As in Bold As Love on “Massacre Night” there is a revelatory gestalt flip, here mediated by the Irishman, Fergal Kearney, (shades of Shane McGowan) one of Jones’s fascinating and engaging secondary characters: a “bridge” after which everything developed in the first chapters takes on a different meaning. Readers are wrest from the canonisation of Thom Yorke and Led Zeppelin, and the highly plausible trials of a country wrecked by global warming and social unrest, into the darkest of adult fairytales. It seems that Jones, unable to contain the problem of evil realistically in the “pantomime” format of Bold As Love, (her own description) has chosen to depict the horrors, that must attend a future such as she describes, in terms of the supernatural. Parted by the manipulation of a truly horrible, thoroughly enjoyable pantomime villain, each member of the Triumvirate suffers the trials and tests of fairytale, updated for the 21st Century: Ax, far away, as the hostage of a vicious drug cartel, Sage in his struggle to achieve the “Holy Grail” of Bold As Love fantasy neuroscience; and Fiorinda as a different and uglier kind of hostage, laying down her life for her people. A rich fusion of legend and folklore, science and fantasy, ancient and modern, brings the story to a climax. By the time Aoxomoxoa sets sail for the castle of the Wounded King, in a futuristic yacht called the Lorien, with a mainframe computer in the jewel of a ring borrowed from the female Merlin, the re-imagining, re-vision of the Arthur cycle seems triumphantly complete.

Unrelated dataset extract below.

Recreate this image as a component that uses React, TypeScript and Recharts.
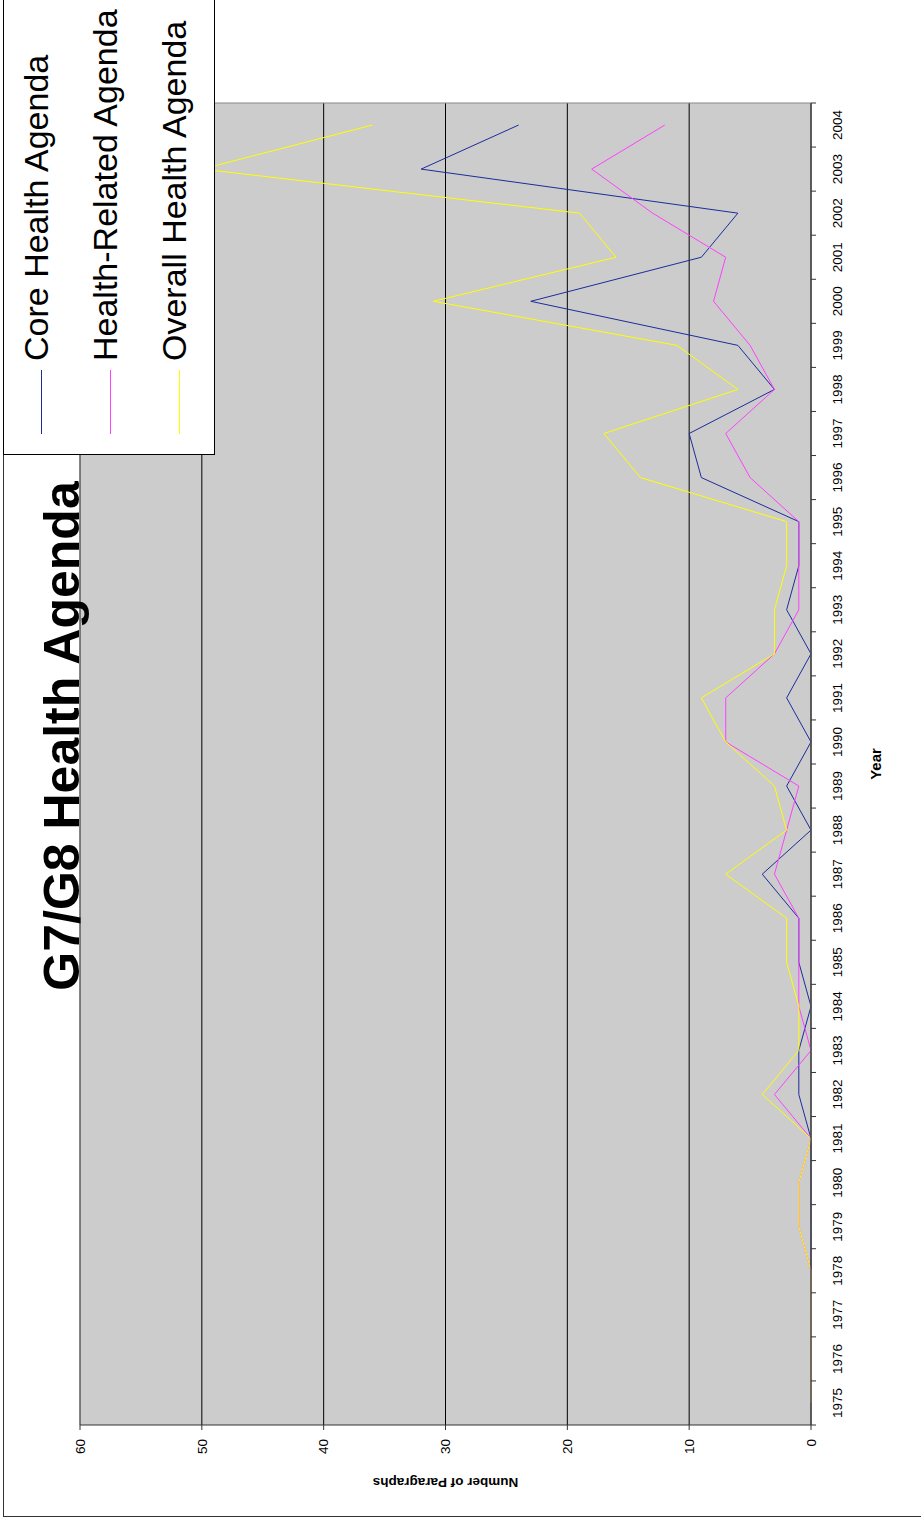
import React from 'react'
import {
  LineChart, Line, XAxis, YAxis, CartesianGrid, Legend, ReferenceLine
} from 'recharts'

// G7/G8 summit paragraphs on health, by year
const years = [
  1975, 1976, 1977, 1978, 1979, 1980, 1981, 1982, 1983, 1984,
  1985, 1986, 1987, 1988, 1989, 1990, 1991, 1992, 1993, 1994,
  1995, 1996, 1997, 1998, 1999, 2000, 2001, 2002, 2003, 2004
]
const coreHealth = [
  0, 0, 0, 0, 0, 0, 0, 1, 1, 0,
  1, 1, 4, 0, 2, 0, 2, 0, 2, 1,
  1, 9, 10, 3, 6, 23, 9, 6, 32, 24
]
const healthRelated = [
  0, 0, 0, 0, 1, 1, 0, 3, 0, 1,
  1, 1, 3, 2, 1, 7, 7, 3, 1, 1,
  1, 5, 7, 3, 5, 8, 7, 13, 18, 12
]
const overallHealth = [
  0, 0, 0, 0, 1, 1, 0, 4, 1, 1,
  2, 2, 7, 2, 3, 7, 9, 3, 3, 2,
  2, 14, 17, 6, 11, 31, 16, 19, 50, 36
]
const valueTicks = [0, 10, 20, 30, 40, 50, 60]

const data = years.map((year, i) => ({
  year,
  core: coreHealth[i],
  related: healthRelated[i],
  overall: overallHealth[i]
}))

// the chart is drawn landscape and turned a quarter turn
const W = 1520
const H = 921
const PLOT_LEFT = 95
const PLOT_RIGHT = 1417
const PLOT_TOP = 80
const PLOT_BOTTOM = 811
const BAND = (PLOT_RIGHT - PLOT_LEFT) / years.length
const FONT = '"Liberation Sans", Arial, sans-serif'

const YearTick = (props: any) => {
  const { x, y, payload, index } = props
  return (
    <g>
      <line x1={x - BAND / 2} x2={x - BAND / 2} y1={y} y2={y + 5} stroke="#333" />
      {index === years.length - 1 && (
        <line x1={x + BAND / 2} x2={x + BAND / 2} y1={y} y2={y + 5} stroke="#333" />
      )}
      <text x={x} y={y + 21} dy="0.71em" textAnchor="middle" fontSize={13.5} fill="#000" fontFamily={FONT}>
        {payload.value}
      </text>
    </g>
  )
}

const LegendBox = (props: any) => {
  const { payload = [] } = props
  return (
    <div style={{
      position: 'relative', width: 470, height: 212, background: '#fff',
      border: '1px solid #000', boxSizing: 'border-box', fontFamily: FONT
    }}>
      {payload.map((entry: any, i: number) => (
        <React.Fragment key={entry.value}>
          <div style={{
            position: 'absolute', left: 20, top: 37 + i * 69, width: 64, height: 1,
            background: entry.color
          }} />
          <div style={{
            position: 'absolute', left: 93, top: 15 + i * 69, fontSize: 34,
            lineHeight: '34px', whiteSpace: 'nowrap', color: '#000'
          }}>
            {entry.value}
          </div>
        </React.Fragment>
      ))}
    </div>
  )
}

const App: React.FC = () => {
  return (
    <div style={{ position: 'absolute', left: 0, top: 0, width: H, height: W, overflow: 'hidden', background: '#fff' }}>
      <div style={{
        position: 'absolute', left: 0, top: 0, width: W, height: H,
        transformOrigin: '0 0', transform: `translate(0px, ${W}px) rotate(-90deg)`,
        fontFamily: FONT
      }}>
        <div style={{
          position: 'absolute', left: 3, top: 3, width: W + 20, height: H - 2,
          border: '1px solid #333', boxSizing: 'border-box'
        }} />
        <LineChart
          width={W}
          height={H}
          data={data}
          margin={{ top: PLOT_TOP, right: W - PLOT_RIGHT, bottom: 0, left: 0 }}
          style={{ position: 'absolute', left: 0, top: 0 }}
        >
          <CartesianGrid
            vertical={false}
            stroke="#000"
            fill="#cccccc"
            fillOpacity={1}
          />
          <XAxis
            dataKey="year"
            type="number"
            domain={[years[0] - 0.5, years[years.length - 1] + 0.5]}
            ticks={years}
            interval={0}
            height={H - PLOT_BOTTOM}
            tickSize={0}
            tickMargin={0}
            tickLine={false}
            tick={<YearTick />}
            axisLine={{ stroke: '#555', strokeWidth: 1.5 }}
            label={({ viewBox }: any) => (
              <text
                x={viewBox.x + viewBox.width / 2}
                y={viewBox.y + 64}
                textAnchor="middle"
                dominantBaseline="central"
                fontSize={15}
                fontWeight="bold"
                fontFamily={FONT}
                fill="#000"
              >
                Year
              </text>
            )}
          />
          <YAxis
            domain={[0, 60]}
            ticks={valueTicks}
            interval={0}
            width={PLOT_LEFT}
            tickSize={5}
            tickMargin={9}
            tick={{ fontSize: 13.5, fill: '#000', fontFamily: FONT }}
            tickLine={{ stroke: '#333' }}
            axisLine={{ stroke: '#333' }}
            label={({ viewBox }: any) => {
              const cx = viewBox.x + 38
              const cy = viewBox.y + viewBox.height / 2
              return (
                <text
                  x={cx}
                  y={cy}
                  transform={`rotate(-90 ${cx} ${cy})`}
                  textAnchor="middle"
                  dominantBaseline="central"
                  fontSize={13.5}
                  fontWeight="bold"
                  fontFamily={FONT}
                  fill="#000"
                >
                  Number of Paragraphs
                </text>
              )
            }}
          />
          <ReferenceLine y={60} stroke="#888" />
          <ReferenceLine x={years[years.length - 1] + 0.5} stroke="#888" />
          <Legend
            layout="horizontal"
            verticalAlign="middle"
            align="center"
            content={<LegendBox />}
            wrapperStyle={{ position: 'absolute', left: 1065, top: 3, width: 470, height: 212 }}
          />
          <Line
            type="linear"
            dataKey="core"
            name="Core Health Agenda"
            stroke="#1c2c9c"
            strokeWidth={1}
            dot={false}
            activeDot={false}
            isAnimationActive={false}
          />
          <Line
            type="linear"
            dataKey="related"
            name="Health-Related Agenda"
            stroke="#ff40ff"
            strokeWidth={1}
            dot={false}
            activeDot={false}
            isAnimationActive={false}
          />
          <Line
            type="linear"
            dataKey="overall"
            name="Overall Health Agenda"
            stroke="#ffff00"
            strokeWidth={1}
            dot={false}
            activeDot={false}
            isAnimationActive={false}
          />
        </LineChart>
        <svg width={W} height={H} style={{ position: 'absolute', left: 0, top: 0, pointerEvents: 'none' }}>
          <text x={784} y={79} textAnchor="middle" fontSize={50} fontWeight="bold" fontFamily={FONT} fill="#000">
            G7/G8 Health Agenda
          </text>
        </svg>
      </div>
    </div>
  )
}

export default App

Jimi Hendrix was a great fan of science fiction, though probably not as steeped in sf as Gwyneth Jones has proved to be in rock and roll. His lyrics and his music permeate Castles Made Of Sand, but here the ruin of treasured dreams (...and so castles made of sand, fall in the sea...) is not the end of the story; and the violent romanticism of Led Zeppelin is not the last phase of this rock and roll career. There is more of Jones’s “complicated optimism” to come. Few readers can have anticipated a sequel so different from Bold As Love, yet essentially the formula is the same: a Brechtian pantomime, neither fantasy, nor sf, nor mainstream, that manages to be both deadly serious, and wildly entertaining.